Heat Management by Setting Type
| Setting Type | Heat Risk to Stone | Strategy |
| High prong setting (4-6 prongs, stone raised) | Lower — stone is away from metal | Heat shield + careful flame direction usually enough for heat-tolerant stones. |
| Low/bead setting (stone flush with metal) | Higher — stone touches metal | Remove stone for any nearby soldering. Heat spreads fast. |
| Bezel setting (metal around stone’s edge) | Moderate — bezel conducts heat to stone | Heat shield on stone, heat from opposite side. Remove if heat-sensitive. |
| Channel setting (stones in a row) | High — metal surrounds stones | Remove stones for any work on the band. Laser weld if possible. |
| Flush/gypsy setting | Very high — stone is in the metal | Always remove for soldering. Or laser weld. |
| Pavé (many small stones) | Very high | Laser weld only. Torch work will damage multiple stones. |
Tools for Stone-Safe Soldering
Beyond the basics, a few specialized tools make stone-set soldering safer:
- Third hand with weighted base: Holds the piece steady so you can use both hands for the torch and solder. Essential for angled work.

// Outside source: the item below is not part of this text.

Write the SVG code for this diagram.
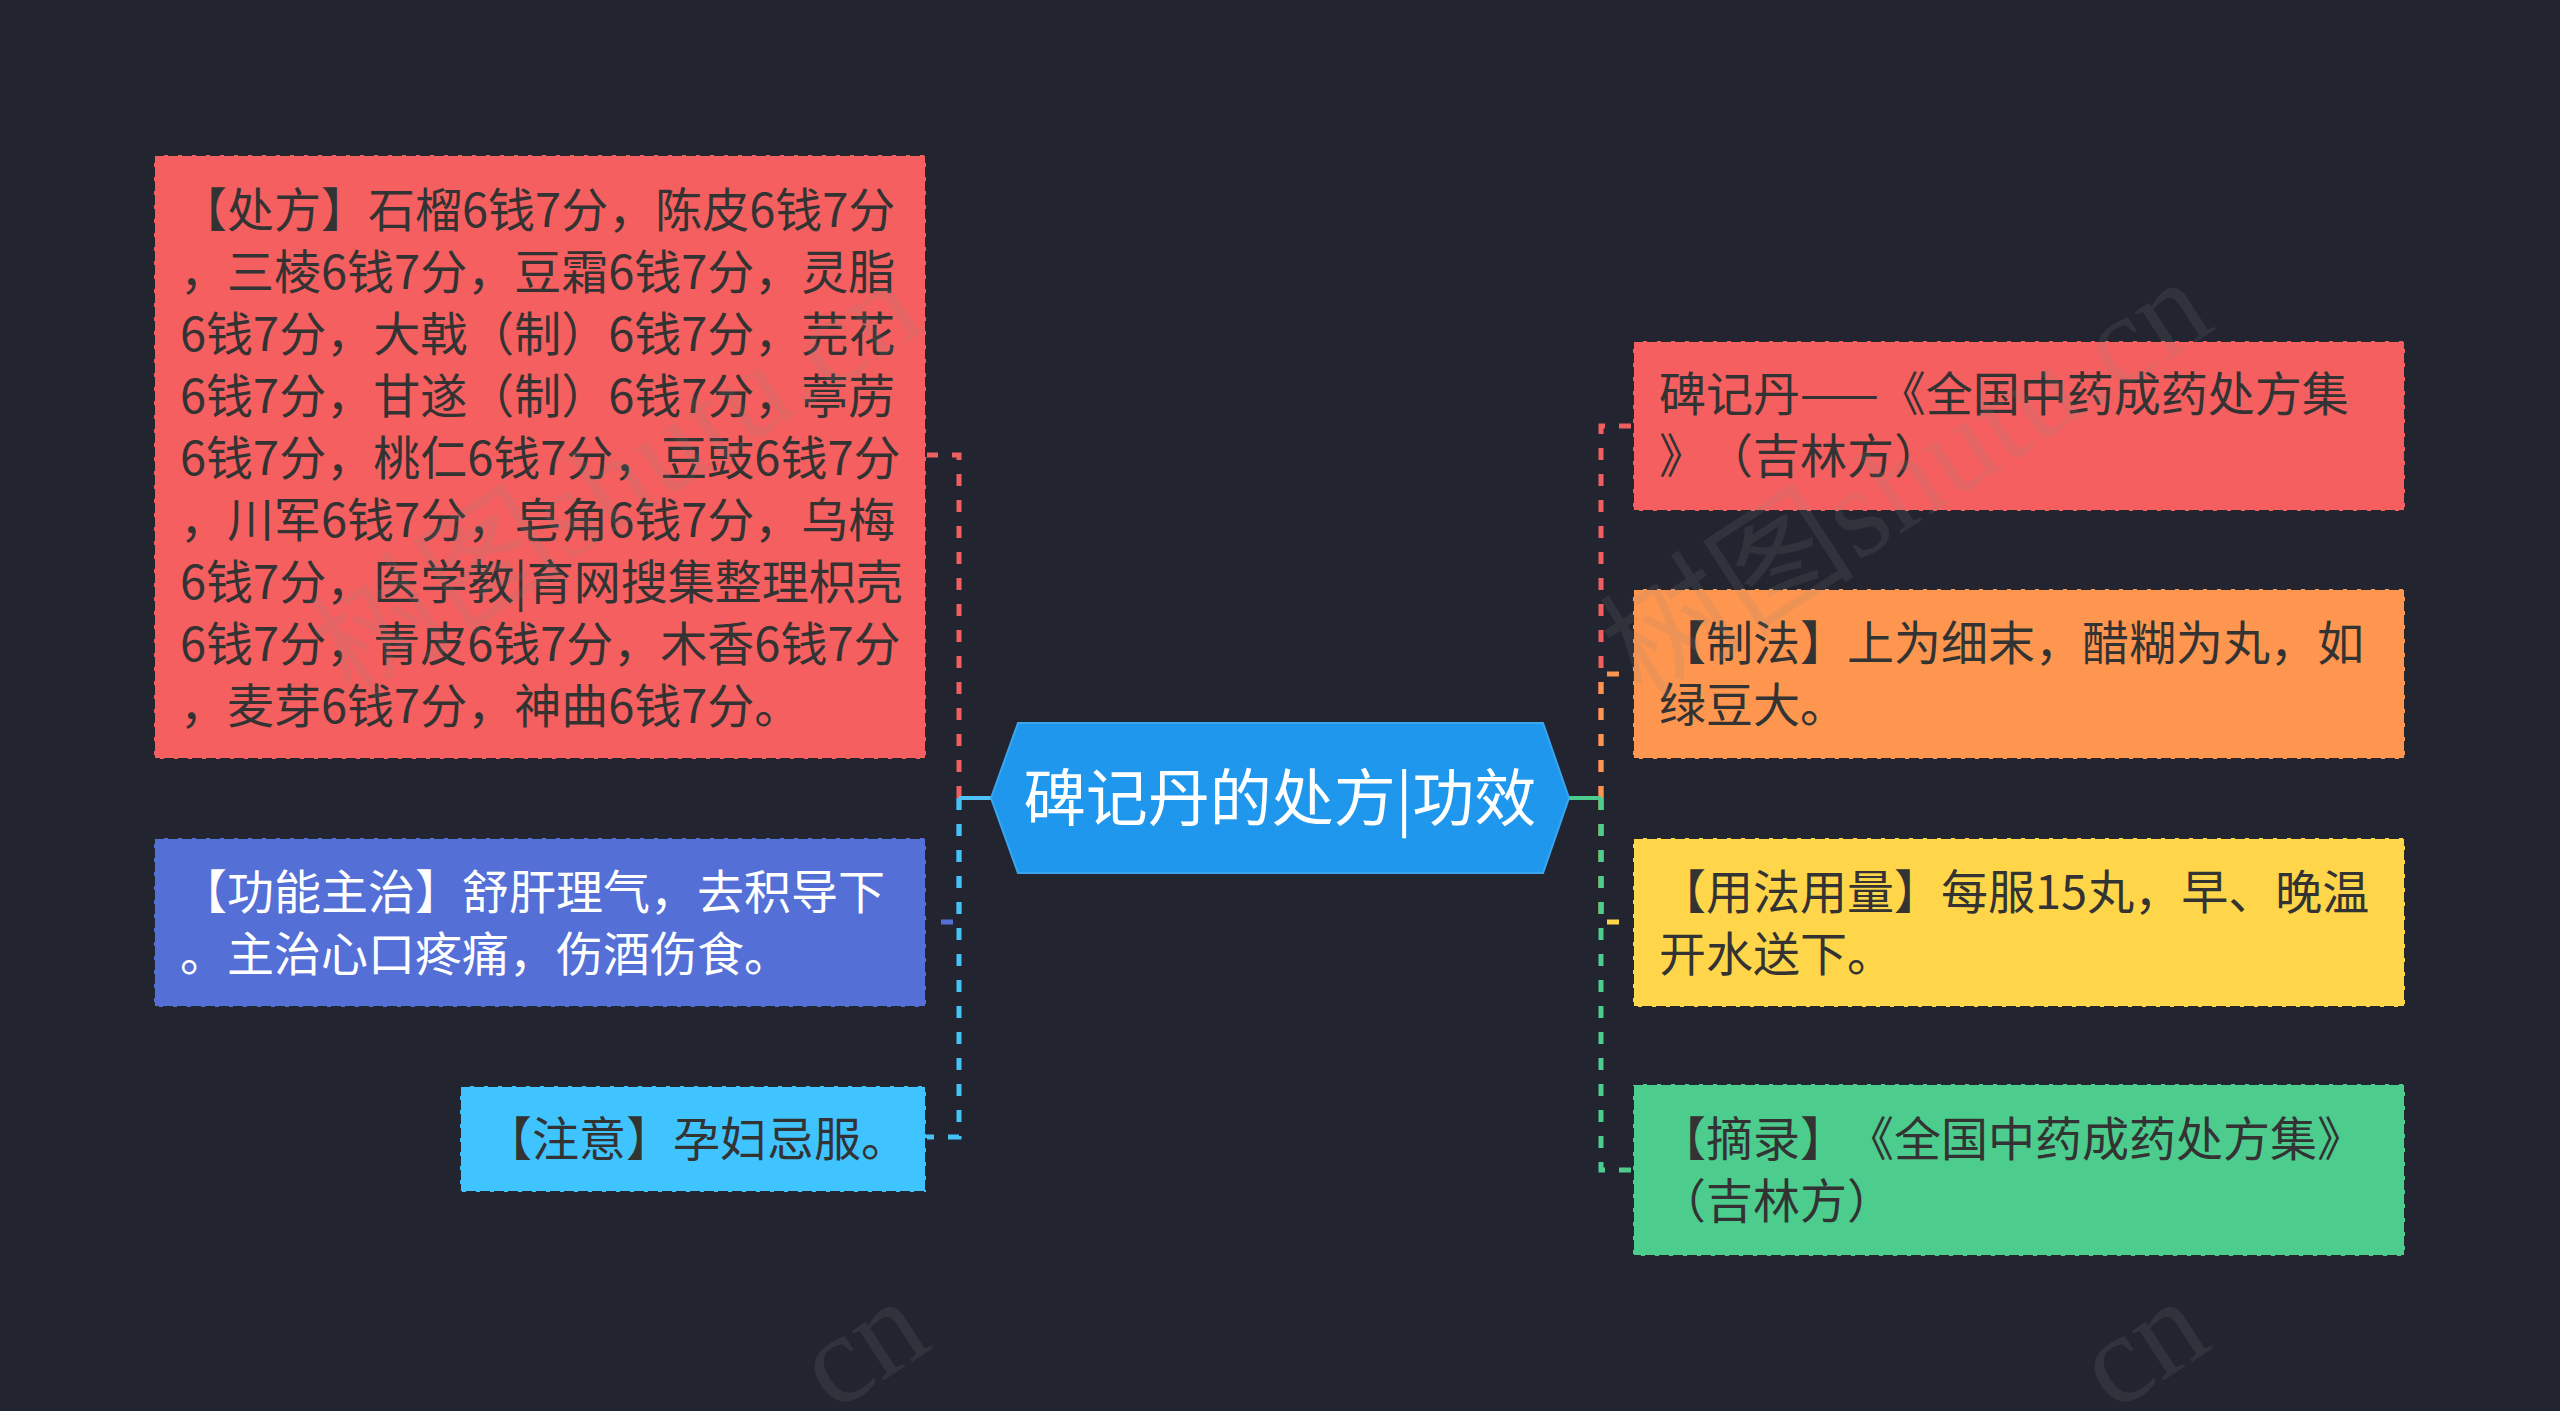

- Cross-locking tweezers: Hold small parts without your fingers nearby.
- Heat shield paste (yellow ochre, Heat Stop): Painted on stones and on metal you don’t want solder to flow onto.
- Thermal paste (bentonite clay): Packed around stones to absorb heat.

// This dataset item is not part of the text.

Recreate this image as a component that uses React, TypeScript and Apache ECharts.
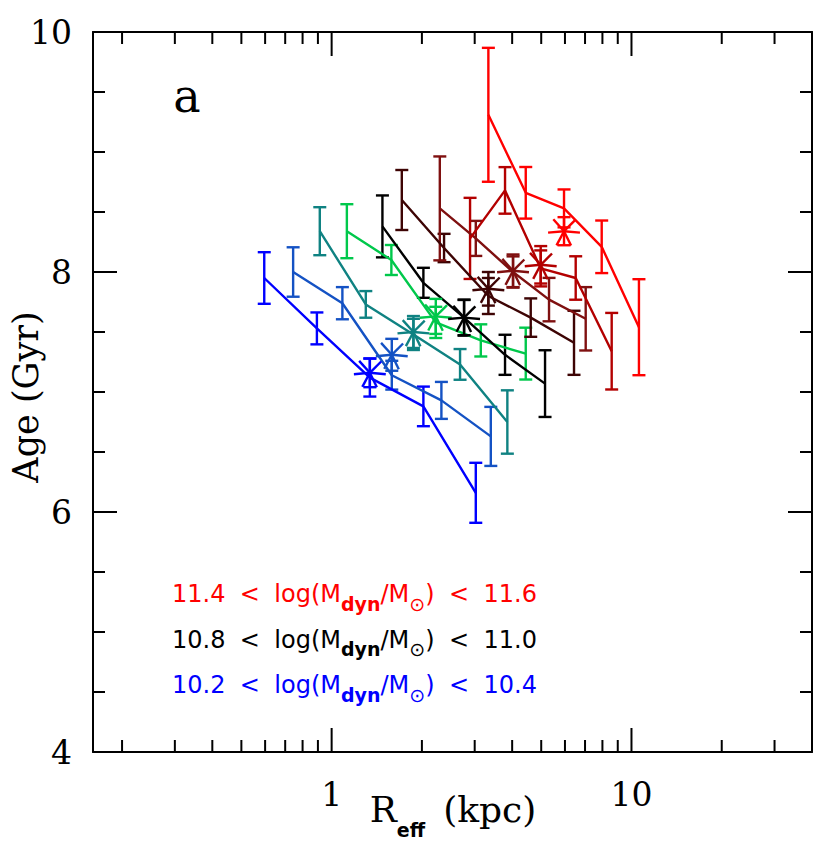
import React, { useEffect, useRef } from 'react';
import * as echarts from 'echarts';

// ---- Data ----
// Nine mass bins, lowest to highest; each: 5 binned points in Reff with errors
const BIN_COLORS = ['#0000ff', '#1452c4', '#0f8282', '#00c84b', '#000000', '#3d0404', '#7f1010', '#b30000', '#ff0000'];

const BIN1_R = [0.596, 0.893, 1.341, 2.023, 3.025];
const BIN1_AGE = [7.95, 7.53, 7.12, 6.88, 6.16];
const BIN1_ERR = [0.215, 0.133, 0.158, 0.165, 0.25];

const BIN2_R = [0.744, 1.086, 1.587, 2.323, 3.395];
const BIN2_AGE = [8.0, 7.74, 7.14, 6.93, 6.63];
const BIN2_ERR = [0.206, 0.134, 0.12, 0.154, 0.246];

const BIN3_R = [0.913, 1.3, 1.874, 2.681, 3.855];
const BIN3_AGE = [8.34, 7.73, 7.48, 7.23, 6.75];
const BIN3_ERR = [0.2, 0.111, 0.13, 0.128, 0.264];

const BIN4_R = [1.124, 1.582, 2.225, 3.144, 4.44];
const BIN4_AGE = [8.34, 8.1, 7.58, 7.43, 7.32];
const BIN4_ERR = [0.225, 0.125, 0.13, 0.134, 0.216];

const BIN5_R = [1.477, 2.023, 2.765, 3.787, 5.149];
const BIN5_AGE = [8.38, 7.91, 7.62, 7.31, 7.07];
const BIN5_ERR = [0.258, 0.125, 0.15, 0.167, 0.278];

const BIN6_R = [1.714, 2.371, 3.332, 4.613, 6.432];
const BIN6_AGE = [8.6, 8.2, 7.8, 7.62, 7.41];
const BIN6_ERR = [0.25, 0.118, 0.15, 0.16, 0.267];

const BIN7_R = [2.295, 3.025, 4.027, 5.309, 7.036];
const BIN7_AGE = [8.53, 8.28, 8.0, 7.77, 7.61];
const BIN7_ERR = [0.433, 0.146, 0.13, 0.181, 0.264];

const BIN8_R = [2.895, 3.787, 4.981, 6.516, 8.59];
const BIN8_AGE = [8.28, 8.68, 8.03, 7.95, 7.34];
const BIN8_ERR = [0.338, 0.194, 0.15, 0.181, 0.319];

const BIN9_R = [3.332, 4.44, 5.957, 7.956, 10.59];
const BIN9_AGE = [9.31, 8.66, 8.53, 8.21, 7.54];
const BIN9_ERR = [0.558, 0.215, 0.158, 0.219, 0.4];

// Asterisks (one per bin)
const STAR_R = [1.341, 1.587, 1.874, 2.225, 2.765, 3.332, 4.027, 4.981, 5.957];
const STAR_AGE = [7.16, 7.31, 7.5, 7.63, 7.62, 7.86, 8.01, 8.06, 8.34];
const STAR_ERR = [0.12, 0.133, 0.133, 0.146, 0.147, 0.14, 0.136, 0.156, 0.117];

// Axes
const X_MIN = 0.16;
const X_MAX = 40;
const Y_MIN = 4;
const Y_MAX = 10;
const Y_INTERVAL = 2;
const X_MAJOR_TICKS = [1, 10];
const X_MINOR_TICKS = [0.2, 0.3, 0.4, 0.5, 0.6, 0.7, 0.8, 0.9, 2, 3, 4, 5, 6, 7, 8, 9, 20, 30];
const X_TICK_LABELS = [1, 10];

// Legend text lines
const LEGEND_LO = ['11.4', '10.8', '10.2'];
const LEGEND_HI = ['11.6', '11.0', '10.4'];
const LEGEND_COLORS = ['#ff0000', '#000000', '#0000ff'];

const BINS = [
  [BIN1_R, BIN1_AGE, BIN1_ERR],
  [BIN2_R, BIN2_AGE, BIN2_ERR],
  [BIN3_R, BIN3_AGE, BIN3_ERR],
  [BIN4_R, BIN4_AGE, BIN4_ERR],
  [BIN5_R, BIN5_AGE, BIN5_ERR],
  [BIN6_R, BIN6_AGE, BIN6_ERR],
  [BIN7_R, BIN7_AGE, BIN7_ERR],
  [BIN8_R, BIN8_AGE, BIN8_ERR],
  [BIN9_R, BIN9_AGE, BIN9_ERR],
];

const STAR_ANGLES = [-5, 45, 132, 185, 242, 296];
const LW = 2.4;

function errBars(api: any, color: string, withStar: boolean) {
  const x = api.value(0);
  const y = api.value(1);
  const e = api.value(2);
  const top = api.coord([x, y + e]);
  const bot = api.coord([x, y - e]);
  const w = 6.5;
  const st = { stroke: color, lineWidth: LW };
  const children: any[] = [
    { type: 'line', shape: { x1: top[0], y1: top[1], x2: bot[0], y2: bot[1] }, style: st },
    { type: 'line', shape: { x1: top[0] - w, y1: top[1], x2: top[0] + w, y2: top[1] }, style: st },
    { type: 'line', shape: { x1: bot[0] - w, y1: bot[1], x2: bot[0] + w, y2: bot[1] }, style: st },
  ];
  if (withStar) {
    const c = api.coord([x, y]);
    const r = 16;
    STAR_ANGLES.forEach((a) => {
      const rad = (a * Math.PI) / 180;
      children.push({
        type: 'line',
        shape: { x1: c[0], y1: c[1], x2: c[0] + r * Math.cos(rad), y2: c[1] - r * Math.sin(rad) },
        style: st,
      });
    });
  }
  return { type: 'group', children };
}

export default function App() {
  const ref = useRef<HTMLDivElement>(null);

  useEffect(() => {
    if (!ref.current) return;
    const chart = echarts.init(ref.current, undefined, { renderer: 'svg' });

    const series: any[] = [];
    BINS.forEach(([rs, ages, errs], i) => {
      const color = BIN_COLORS[i];
      series.push({
        type: 'line',
        data: rs.map((r, k) => [r, ages[k]]),
        symbol: 'none',
        lineStyle: { color, width: LW },
        z: 3,
        silent: true,
      });
      series.push({
        type: 'custom',
        data: rs.map((r, k) => [r, ages[k], errs[k]]),
        encode: { x: 0, y: 1 },
        renderItem: (_p: any, api: any) => errBars(api, color, false),
        z: 3,
        silent: true,
      });
      series.push({
        type: 'custom',
        data: [[STAR_R[i], STAR_AGE[i], STAR_ERR[i]]],
        encode: { x: 0, y: 1 },
        renderItem: (_p: any, api: any) => errBars(api, color, true),
        z: 4,
        silent: true,
      });
    });

    // x-axis ticks (log axis) on bottom and top frame
    series.push({
      type: 'custom',
      data: [...X_MINOR_TICKS.map((v) => [v, Y_MIN, 0]), ...X_MAJOR_TICKS.map((v) => [v, Y_MIN, 1])],
      encode: { x: 0, y: 1 },
      renderItem: (_p: any, api: any) => {
        const v = api.value(0);
        const len = api.value(2) === 1 ? 24 : 12;
        const b = api.coord([v, Y_MIN]);
        const t = api.coord([v, Y_MAX]);
        const st = { stroke: '#000', lineWidth: 2 };
        return {
          type: 'group',
          children: [
            { type: 'line', shape: { x1: b[0], y1: b[1], x2: b[0], y2: b[1] - len }, style: st },
            { type: 'line', shape: { x1: t[0], y1: t[1], x2: t[0], y2: t[1] + len }, style: st },
          ],
        };
      },
      z: 5,
      silent: true,
    });

    const yAxisBase = {
      type: 'value',
      min: Y_MIN,
      max: Y_MAX,
      interval: Y_INTERVAL,
      axisLine: { show: true, onZero: false, lineStyle: { color: '#000', width: 2 } },
      axisTick: { show: true, inside: true, length: 24, lineStyle: { color: '#000', width: 2 } },
      minorTick: { show: true, splitNumber: 4, length: 12, lineStyle: { color: '#000', width: 2 } },
      splitLine: { show: false },
      minorSplitLine: { show: false },
    };

    const xAxisBase = {
      type: 'log',
      logBase: 10,
      min: X_MIN,
      max: X_MAX,
      axisLine: { show: true, onZero: false, lineStyle: { color: '#000', width: 2 } },
      axisTick: { show: false },
      splitLine: { show: false },
    };

    const GAP = '\u2002\u200a';
    const legendGraphics = LEGEND_LO.map((lo, i) => ({
      type: 'text',
      x: 172,
      y: 582 + i * 45.6,
      style: {
        text: `{m|${lo}${GAP}<${GAP}log(M}{s|dyn}{m|/M}{o|\u2299}{m|)${GAP}<${GAP}${LEGEND_HI[i]}}`,
        fill: LEGEND_COLORS[i],
        align: 'left',
        verticalAlign: 'top',
        rich: {
          m: { font: '24px "DejaVu Sans"', padding: [0, 0, 7, 0], verticalAlign: 'bottom', fill: LEGEND_COLORS[i] },
          s: { font: 'bold 19px "DejaVu Sans"', verticalAlign: 'bottom', fill: LEGEND_COLORS[i] },
          o: { font: '19px "DejaVu Sans"', verticalAlign: 'bottom', fill: LEGEND_COLORS[i] },
        },
      },
    }));

    chart.setOption({
      animation: false,
      backgroundColor: '#ffffff',
      grid: { left: 93, top: 32, width: 719, height: 720, containLabel: false },
      xAxis: [
        {
          ...xAxisBase,
          position: 'bottom',
          axisLabel: {
            show: true,
            margin: 26,
            fontFamily: 'DejaVu Serif',
            fontSize: 33,
            color: '#000',
            formatter: (v: number) => {
              const hit = X_TICK_LABELS.find((t) => Math.abs(t - v) < 1e-6 * t);
              return hit !== undefined ? String(hit) : '';
            },
          },
        },
        { ...xAxisBase, position: 'top', axisLabel: { show: false } },
      ],
      yAxis: [
        {
          ...yAxisBase,
          position: 'left',
          axisLabel: { show: true, margin: 21, fontFamily: 'DejaVu Serif', fontSize: 33, color: '#000' },
        },
        { ...yAxisBase, position: 'right', axisLabel: { show: false } },
      ],
      graphic: [
        {
          type: 'text',
          x: 187,
          y: 96,
          style: { text: 'a', font: '46px "DejaVu Serif"', fill: '#000', align: 'center', verticalAlign: 'middle' },
        },
        {
          type: 'text',
          x: 26,
          y: 397,
          rotation: Math.PI / 2,
          style: { text: 'Age (Gyr)', font: '35px "DejaVu Serif"', fill: '#000', align: 'center', verticalAlign: 'middle' },
        },
        {
          type: 'text',
          x: 453,
          y: 791,
          style: {
            text: '{r|R}{s|eff}{r|\u2002(kpc)}',
            fill: '#000',
            align: 'center',
            verticalAlign: 'top',
            rich: {
              r: { font: '36px "DejaVu Serif"', padding: [0, 0, 12, 0], verticalAlign: 'bottom', fill: '#000' },
              s: { font: 'bold 19px "DejaVu Sans"', verticalAlign: 'bottom', fill: '#000' },
            },
          },
        },
        ...legendGraphics,
      ],
      series,
    });

    return () => chart.dispose();
  }, []);

  return <div ref={ref} style={{ position: 'fixed', left: 0, top: 0, width: 830, height: 845, background: '#fff' }} />;
}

- Mini butane torch with needle tip: For precision heat on small joints near stones.
- Soldering pick (tungsten or titanium): Won’t melt or contaminate. Used to nudge solder into position.
- Magnification (loupe or bench magnifier): You need to see the solder flow and the stone’s condition.
Soldering silver with gemstones isn’t impossible — it’s just a game of heat management. The jewelers who do it well have spent years learning how to read the metal’s color, how fast heat moves through a given piece, and how long a given stone can take. There’s no shortcut for that experience, and there’s no shame in handing a stone-set piece to someone who has it. The alternative is learning the hard way, and the hard way usually involves a phone call to a gem supplier about replacement stones.